A stable environment: A [Cu(NH₃)₂]₂²⁺ dimer with weak cuprophilicity is stabilized in the cavities of a supramolecular framework (see structure). This Cu^I dimer is otherwise unstable, so stabilization within a supramolecular matrix offers an unprecedented opportunity for systematic studies of the isolated dimeric species, either in the ground state or the excited state.

A sulfide surprise: The analysis of Zn^II–, Cd^II–, and Cu^I–MT recombinant preparations of metallothioneins (MTs) from many organisms provides clear evidence that sulfide ions are present in nearly all their physiologically stable Zn^II–MT and Cd^II–MT complexes (see picture), but in none of the Cu^I–MT species. The features of the MT complexes are in good correlation with those reported for plant and yeast Zn^II–or Cd^II–γ-glutamyl peptides.

Lost control: The rationalization of the ambident reactivity of NO₂⁻ by the change between charge control to orbital control has to be revised. S_N1-type reactions of carbocations with NO₂⁻ give kinetically controlled product mixtures only when these reactions proceed without activation energy (diffusion control). Activation-controlled S_N1 alkylations are reversible and lead to the thermodynamically more stable nitro compounds.

Trisubstituted allylic pentafluorobenzoates react with diorganozinc reagents in the presence of CuCN⋅2 LiCl to provide alkenes bearing a chiral quaternary center in α position (>95 % ee). These alkenes are readily converted into chiral tertiary alcohols or into chiral amino alcohols by a straightforward sequence of ozonolysis followed by Curtius rearrangement (see scheme).

Launching a probe: Introducing individual tyrosine residues labeled with ¹³C at the C4 position of the phenol ring (Y11 and Y19 in the picture) shifts the resulting tyrosine IR band to lower frequencies. This opens the door to the simultaneous monitoring of local conformational changes in different regions of proteins by IR spectroscopy, as demonstrated with a chemically synthesized analogue of a WW domain.
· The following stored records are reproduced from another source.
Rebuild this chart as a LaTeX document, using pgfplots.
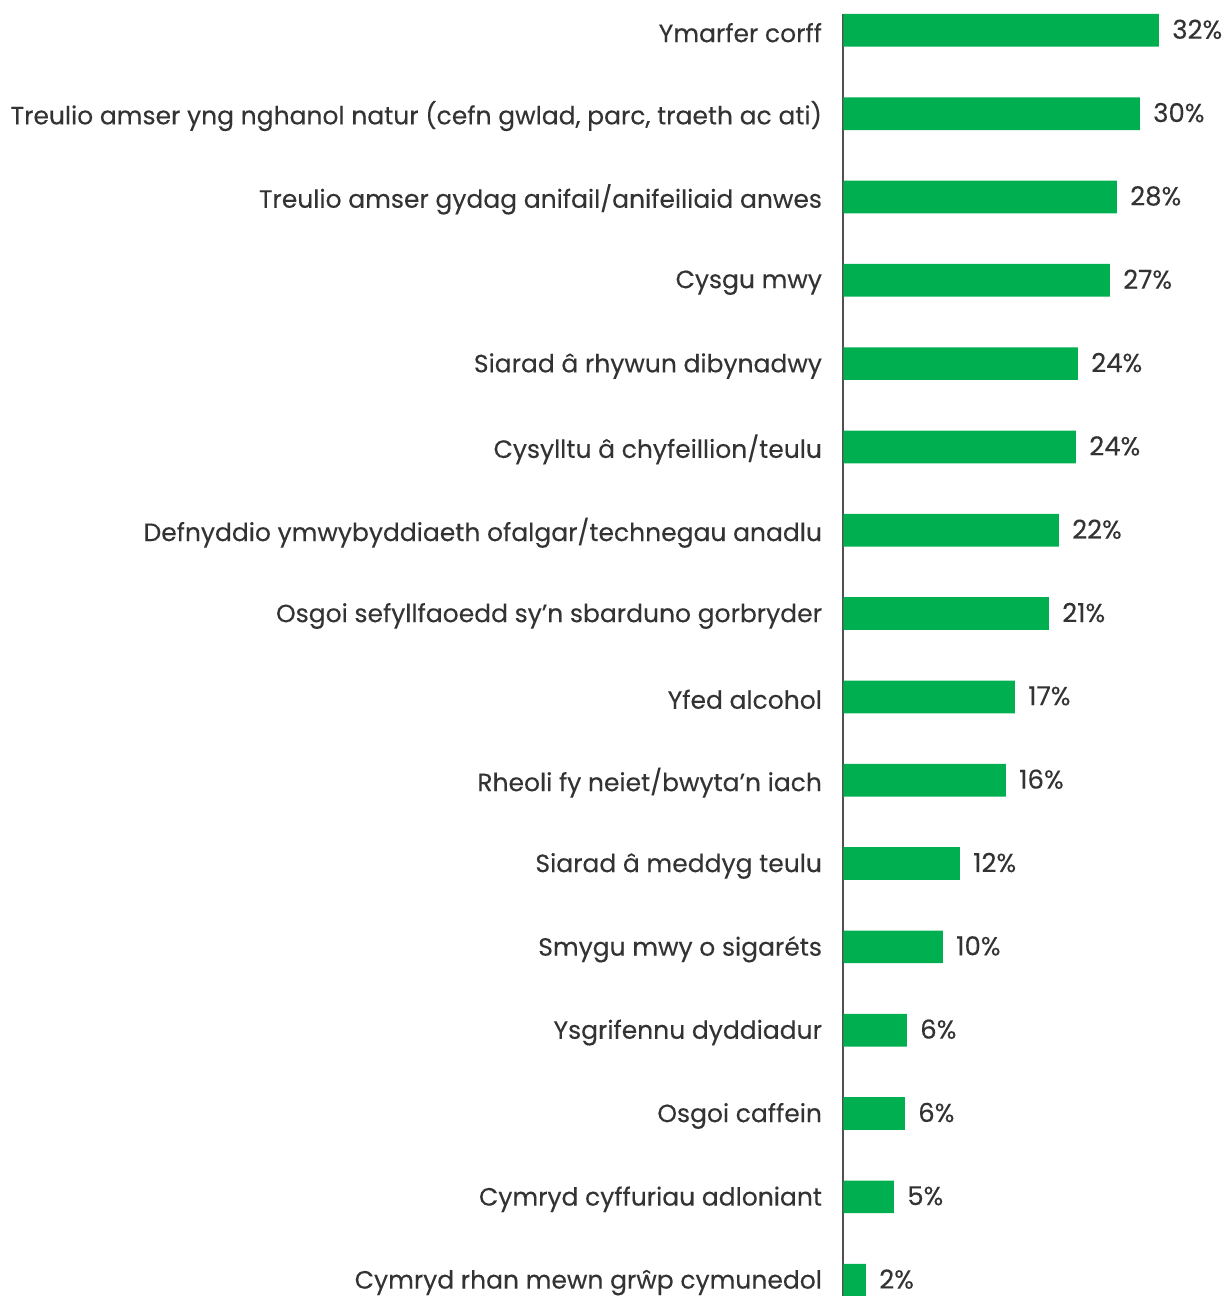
\documentclass[border=0pt]{standalone}
\usepackage{fontspec}
\setmainfont{Poppins}[FakeBold=0.2]
\usepackage{pgfplots}
\pgfplotsset{compat=1.18}
\usepackage{pgfplotstable}
\definecolor{bargreen}{HTML}{00AF50}
\definecolor{txt}{HTML}{333333}
\definecolor{axisgray}{HTML}{505050}

\pgfplotstableread[col sep=comma]{
idx,val,lab
0,31.97,32
1,30.04,30
2,27.71,28
3,27.00,27
4,23.76,24
5,23.56,24
6,21.83,22
7,20.82,21
8,17.38,17
9,16.46,16
10,11.80,12
11,10.08,10
12,6.43,6
13,6.23,6
14,5.12,5
15,2.28,2
}\datatable

\begin{document}
\begin{tikzpicture}
\begin{axis}[
  x=4.935pt, y=41.667pt,
  xmin=0, xmax=38.65,
  ymin=-0.196, ymax=15.6,
  y dir=reverse,
  axis x line=none,
  axis y line=left,
  axis line style={-, draw=axisgray, line width=1pt},
  clip=false,
  ytick={0,...,15},
  yticklabels={
    Ymarfer corff,
    {Treulio amser yng nghanol natur (cefn gwlad, parc, traeth ac ati)},
    Treulio amser gydag anifail/anifeiliaid anwes,
    Cysgu mwy,
    Siarad â rhywun dibynadwy,
    Cysylltu â chyfeillion/teulu,
    Defnyddio ymwybyddiaeth ofalgar/technegau anadlu,
    Osgoi sefyllfaoedd sy’n sbarduno gorbryder,
    Yfed alcohol,
    Rheoli fy neiet/bwyta’n iach,
    Siarad â meddyg teulu,
    Smygu mwy o sigaréts,
    Ysgrifennu dyddiadur,
    Osgoi caffein,
    Cymryd cyffuriau adloniant,
    Cymryd rhan mewn grŵp cymunedol},
  major tick length=0pt,
  yticklabel style={anchor=east, inner sep=0pt, xshift=-10.5pt, yshift=-1.2pt, text=txt, font=\fontsize{12.5}{15}\selectfont},
]
\addplot[xbar, fill=bargreen, draw=none, bar width=16.35pt, bar shift=0pt,
  point meta=explicit symbolic,
  nodes near coords={\pgfplotspointmeta\%},
  nodes near coords align=horizontal,
  every node near coord/.append style={anchor=west, inner sep=0pt, xshift=6.5pt, yshift=0.5pt, text=txt, font=\fontsize{13}{15}\selectfont}]
  table[x=val, y=idx, meta=lab] {\datatable};
\coordinate (bbtl) at (axis cs:-85.46,-0.364);
\coordinate (bbbr) at (axis cs:38.65,15.19);
\end{axis}
\pgfresetboundingbox
\path[use as bounding box] (bbtl) rectangle (bbbr);
\end{tikzpicture}
\end{document}
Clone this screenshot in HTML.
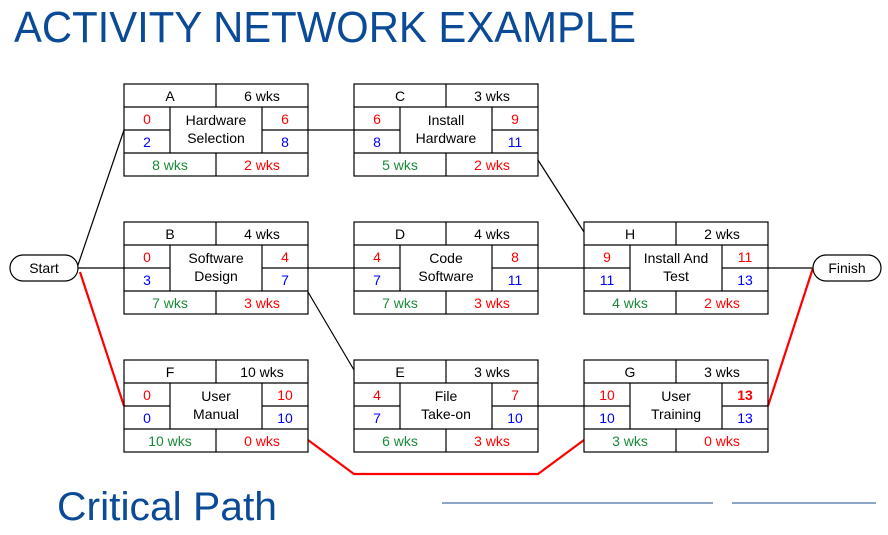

A molecular switch based on a resorcin[4]arene cavitand undergoes reversibly very large, geometrically precisely defined molecular motion (see picture). Controlled switching between the contracted (linear extension ≈7 Å) and the expanded (linear extension ≈7 nm) states is induced by pH or temperature changes and was observed by ¹H NMR spectroscopy and fluorescence resonance energy transfer (FRET).